GEOLOGICAL PHENOMENA RESULTING FROM THE EARTH'S

PROTOROTATION.

CHAPTER XXVII.

Erratic block group. The importance of travelled debris in substantiating the Dynamical Theory. Geologically described, and copious evidences given respecting them. The information acquired applied to the point under discussion, and to the assumed condition of the earth, at the period of the origin of the Erratic Block Group, and found to agree most conclusively.

OUR attention is now to be directed to the last division of geological phenomena which we require to bring before our readers a class whose elucidation, by means of this hypothesis, is almost of itself capable of proving the soundness of our views. We allude to the fragments of rock, on which Sir Henry de la Beche has conferred the title of the "Erratic Block Group," a designation which will be found to be very appropriate, when the true origin and history of the debris, of which it is composed, shall have been investigated by the light of the Dynamical Theory.

A learned geologist, having occasion to allude to some of the boulders of the north of England, said, "that many of them fortunately were land-marks, and boundary stones of parishes, otherwise much of their curious history would have been lost under the hammer of the mason and of the road maker." While gladly adopting, we would likewise extend this idea, and add, that fortunately, indeed, have they been preserved, from respect to those minor offices which they now fulfil; for

* Professor Phillips, at the British Association, 1836.

they likewise perform the more important duty of pointing out to the world's inhabitants, how this pedestal, on which they are wheeled through space, received its variety of hill and dale from the hands of their common Creator! In short, they are the "land-marks" of the Dynamical Theory, and exhibit, in language which can neither be misinterpreted nor denied, that the earth, when first caused to revolve around its axis, received the form, which, in its greater outlines, it still preserves.

But let us first adduce the geological evidences, and afterwards draw the appropriate inferences. The thirty-fourth Theorem has exclusive reference to these interesting fragments, and states "That in several parts of Europe and America, immense quantities of travelled debris, gravel, and massive boulders, termed by Sir H. de la Beche "THE ERRATIC BLOCK GROUP," are found either resting on, or imbedded in the soil. That the boulders and larger debris, when they have been traced to the nearest fixed group of the same mineralogical character, are generally found to have come from a considerable distance. That those boulders in Britain, Germany, Russia, and North America, whose sites and derivations are ascertained, have been identified with mountain chains existing to the north of where they now lie; whilst those in South America seem, on the contrary, to have originated from localities southward of their present resting places. Finally, the the position of the gravel and smaller detritus appears to have been materially modified by local formations."

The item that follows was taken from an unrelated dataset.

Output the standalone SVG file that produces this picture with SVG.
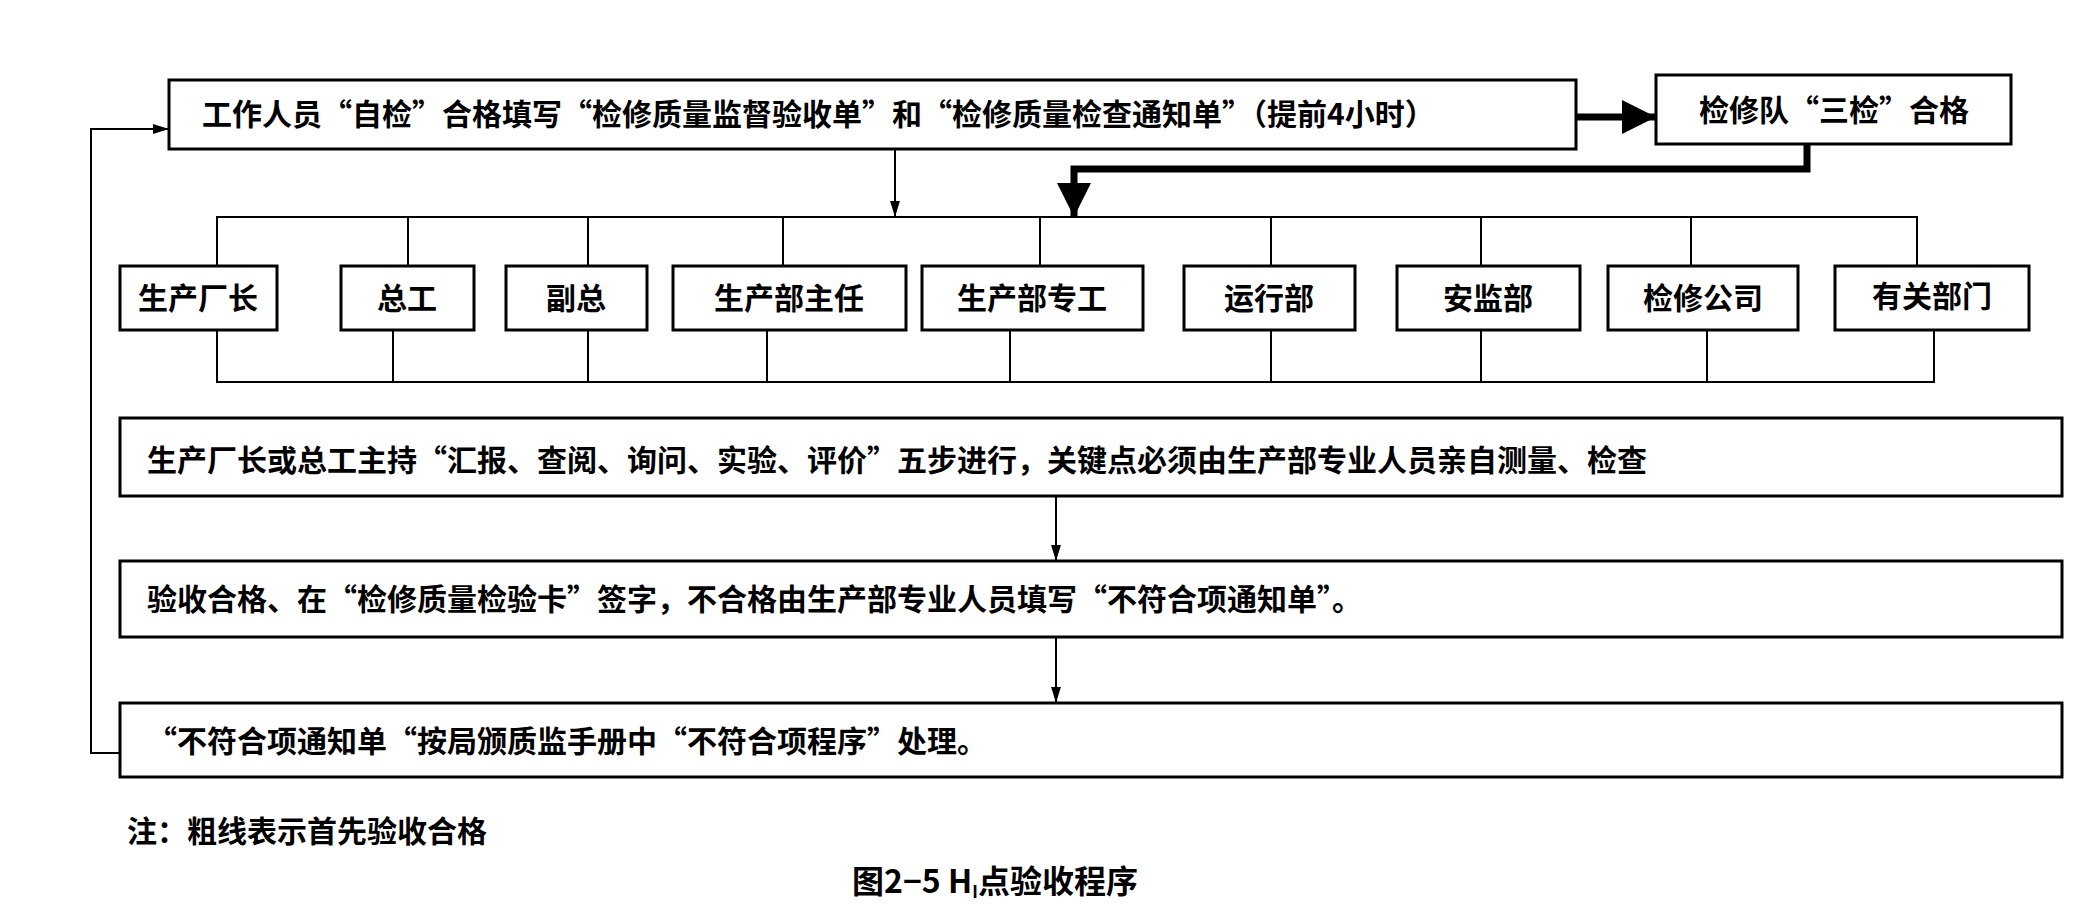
<svg xmlns="http://www.w3.org/2000/svg" width="2088" height="909" viewBox="0 0 2088 909">
<defs>
<style>
.b{fill:#fff;stroke:#000;stroke-width:3}
.t{font-family:"Noto Sans CJK SC",sans-serif;font-weight:bold;font-size:30px;fill:#000}
.c{text-anchor:middle}
.l{fill:none;stroke:#000;stroke-width:2}
.k{fill:none;stroke:#000;stroke-width:7}
</style>
<marker id="a" markerWidth="16" markerHeight="26" refX="26" refY="8" orient="auto" markerUnits="userSpaceOnUse" viewBox="0 0 26 16"><path d="M0,0L26,8L0,16z"/></marker>
<marker id="A" markerWidth="34" markerHeight="34" refX="34" refY="17" orient="auto" markerUnits="userSpaceOnUse" viewBox="0 0 34 34"><path d="M0,0L34,17L0,34z"/></marker>
</defs>
<g id="connectors">
<path class="l" d="M895,149V217" marker-end="url(#a)"/>
<path class="k" d="M1576,117H1656" marker-end="url(#A)"/>
<path class="k" d="M1807,144V169H1074V217" marker-end="url(#A)"/>
<path class="l" d="M217,266V217H1917V266M408,217V266M588,217V266M783,217V266M1040,217V266M1271,217V266M1481,217V266M1691,217V266"/>
<path class="l" d="M217,330V382H1934V330M393,330V382M588,330V382M767,330V382M1010,330V382M1271,330V382M1481,330V382M1707,330V382"/>
<path class="l" d="M1056,496V561" marker-end="url(#a)"/>
<path class="l" d="M1056,637V703" marker-end="url(#a)"/>
<path class="l" d="M120,753H91V129H169" marker-end="url(#a)"/>
</g>
<g id="n1"><rect class="b" x="169" y="80" width="1407" height="69"/><text class="t" x="202" y="125">工作人员“自检”合格填写“检修质量监督验收单”和“检修质量检查通知单”（提前4小时）</text></g>
<g id="n2"><rect class="b" x="1656" y="75" width="355" height="69"/><text class="t c" x="1834" y="121">检修队“三检”合格</text></g>
<g id="d1"><rect class="b" x="120" y="266" width="157" height="64"/><text class="t c" x="198" y="309">生产厂长</text></g>
<g id="d2"><rect class="b" x="341" y="266" width="133" height="64"/><text class="t c" x="407" y="309">总工</text></g>
<g id="d3"><rect class="b" x="506" y="266" width="141" height="64"/><text class="t c" x="576" y="309">副总</text></g>
<g id="d4"><rect class="b" x="673" y="266" width="233" height="64"/><text class="t c" x="789" y="309">生产部主任</text></g>
<g id="d5"><rect class="b" x="922" y="266" width="221" height="64"/><text class="t c" x="1032" y="309">生产部专工</text></g>
<g id="d6"><rect class="b" x="1184" y="266" width="171" height="64"/><text class="t c" x="1269" y="309">运行部</text></g>
<g id="d7"><rect class="b" x="1397" y="266" width="183" height="64"/><text class="t c" x="1488" y="309">安监部</text></g>
<g id="d8"><rect class="b" x="1608" y="266" width="190" height="64"/><text class="t c" x="1703" y="309">检修公司</text></g>
<g id="d9"><rect class="b" x="1835" y="266" width="194" height="64"/><text class="t c" x="1932" y="307">有关部门</text></g>
<g id="n3"><rect class="b" x="120" y="418" width="1942" height="78"/><text class="t" x="147" y="471">生产厂长或总工主持“汇报、查阅、询问、实验、评价”五步进行，关键点必须由生产部专业人员亲自测量、检查</text></g>
<g id="n4"><rect class="b" x="120" y="561" width="1942" height="76"/><text class="t" x="147" y="610">验收合格、在“检修质量检验卡”签字，不合格由生产部专业人员填写“不符合项通知单”。</text></g>
<g id="n5"><rect class="b" x="120" y="703" width="1942" height="74"/><text class="t" x="147" y="752">“不符合项通知单“按局颁质监手册中“不符合项程序”处理。</text></g>
<text class="t" x="127" y="842">注：粗线表示首先验收合格</text>
<text class="t c" x="995" y="893" style="font-size:32px">图2−5  H<tspan font-size="17" dy="5">I</tspan><tspan dy="-5">点验收程序</tspan></text>
</svg>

The evidences on which this important theorem rests, being of a very interesting character, we shall give them at considerable length:

"There are," says Professor Phillips, "geologists who would gladly expunge the word diluvial from our nomenclature, and instead of appealing to one or several general convulsions for the explanation of some striking fact, are willing to believe that small and local forces, operating through long time, are sufficient for the purpose of geological speculation. In many instances we concede to these writers, that streams wandering in any required direction, over ground indefinitely variable in level, might, in the course of unlimited time, transport detritus in directions not possible during the present or any prior statical condition of the earth's surface. But who will

grant these postulates, for the purpose of avoiding the appeal to sudden and energetic disturbances of the relative level of land and water, that has seen the enormous dislocations of the carboniferous system of South Wales and the north of England, the prodigious and extended faults in the south of England chalk; or has imagined to himself the upraising of a chain of mountains like the Alps, or witnessed the enormous conglomerates on their flanks? And if a case can be adduced so circumstanced, that those postulates must be rejected, on good geological evidence, what is to be done but to allow the alternative, namely, the occurrence of great and violent movements of large bodies of water, partial though not general deluges ?"

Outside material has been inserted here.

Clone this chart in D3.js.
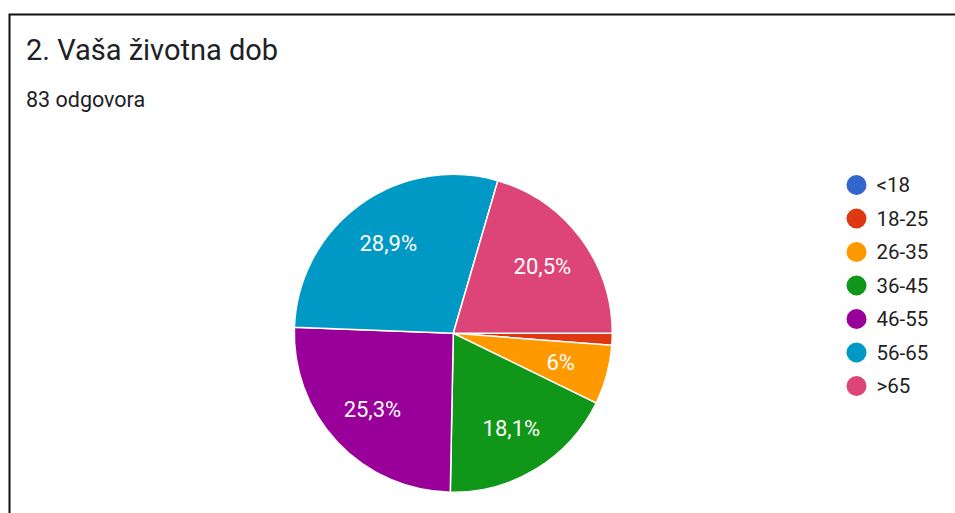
<!DOCTYPE html>
<html>
<head>
<meta charset="utf-8">
<script src="https://cdn.jsdelivr.net/npm/d3@7"></script>
<style>
  body { margin: 0; background: #fff; }
  svg { display: block; font-family: Roboto, Arial, sans-serif; }
</style>
</head>
<body>
<div id="chart"></div>
<script>
// data (83 answers)
var categories = ["<18", "18-25", "26-35", "36-45", "46-55", "56-65", ">65"];
var counts = [0, 1, 5, 15, 21, 24, 17];
var colors = ["#3366cc", "#dc3912", "#ff9900", "#109618", "#990099", "#0099c6", "#dd4477"];
var title = "2. Vaša životna dob";
var subtitle = "83 odgovora";

var width = 955, height = 513;

var svg = d3.select("#chart")
  .append("svg")
    .attr("width", width)
    .attr("height", height);

// frame (top and left edge only visible)
svg.append("path")
  .attr("d", "M9.5,600 V14.5 H960")
  .style("fill", "none")
  .style("stroke", "#111")
  .style("stroke-width", 2);

svg.append("text")
  .attr("x", 26).attr("y", 60)
  .style("font-size", "29px")
  .style("fill", "#202124")
  .text(title);

svg.append("text")
  .attr("x", 26).attr("y", 107)
  .style("font-size", "21.5px")
  .style("fill", "#202124")
  .text(subtitle);

// pie
var cx = 453.3, cy = 333.3, radius = 159;
var total = d3.sum(counts);

var pie = d3.pie()
  .sort(null)
  .startAngle(Math.PI / 2)
  .endAngle(Math.PI / 2 + 2 * Math.PI);

var arcs = pie(counts);

var arcGenerator = d3.arc()
  .innerRadius(0)
  .outerRadius(radius);

var labelArc = d3.arc()
  .innerRadius(radius * 0.7)
  .outerRadius(radius * 0.7);

var g = svg.append("g")
  .attr("transform", "translate(" + cx + "," + cy + ")");

g.selectAll("path")
  .data(arcs)
  .enter()
  .append("path")
    .attr("d", arcGenerator)
    .style("fill", function(d, i) { return colors[i]; })
    .style("stroke", "#fff")
    .style("stroke-width", 1.5);

function fmt(v) {
  var p = Math.round(v / total * 1000) / 10;
  return String(p).replace(".", ",") + "%";
}

g.selectAll("text.lbl")
  .data(arcs.filter(function(d) { return d.value / total > 0.05; }))
  .enter()
  .append("text")
    .attr("class", "lbl")
    .attr("transform", function(d) { return "translate(" + labelArc.centroid(d) + ")"; })
    .attr("text-anchor", "middle")
    .attr("dominant-baseline", "central")
    .style("font-size", "22px")
    .style("fill", "#fff")
    .text(function(d) { return fmt(d.value); });

// legend
var legendY = d3.scalePoint()
  .domain(categories)
  .range([185, 386]);

var legend = svg.append("g");

var item = legend.selectAll("g")
  .data(categories)
  .enter()
  .append("g")
    .attr("transform", function(d) { return "translate(856.5," + legendY(d) + ")"; });

item.append("circle")
  .attr("r", 10)
  .style("fill", function(d, i) { return colors[i]; });

item.append("text")
  .attr("x", 20)
  .attr("dominant-baseline", "central")
  .style("font-size", "20.5px")
  .style("fill", "#222")
  .text(function(d) { return d; });
</script>
</body>
</html>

"The erratic blocks," continues Prof. Phillips, "as the larger boulders are called, which have been transported from the Alps, are most remarkable on the eastern face of the Jura, which looks towards the Alps, over the vale of the Arve and the lake of Geneva. On the Jura, 1,500 to 2,000 feet above the lake of Geneva, crowning the hills and filling the valleys and rocky glens, in and around the lake of Geneva and the valley of Arve, as well as along the valleys which descend from the Alps, these blocks abound. It is observed that the blocks abound opposite to the embouchures of these valleys, and that distinct sets of blocks derived from different mountains have followed the lines of the different valleys. The blocks in the valley of the Rhine have come from the Grissons; those by the lake of Zurich and the course of the Limmat were drifted from Glaris; blocks from the source of the Reuss have followed this river; the blocks of the Aar, and the slopes of the neighbouring Jura have come from the range of the Oberland of Berne. From these facts, and the circumstance that the height to which the blocks have ascended the Jura, no doubt can be entertained, that the currents flowed from these mountains in many directions, and followed the line of the present valleys. It appears the most probable view of these phenomena that a general and violent convulsion of the Alps, while they were surrounded by water (whether fresh or salt we cannot decide) caused powerful currents to rush away from the axis of movement, bearing ice rafts loaded with the loosened rocks.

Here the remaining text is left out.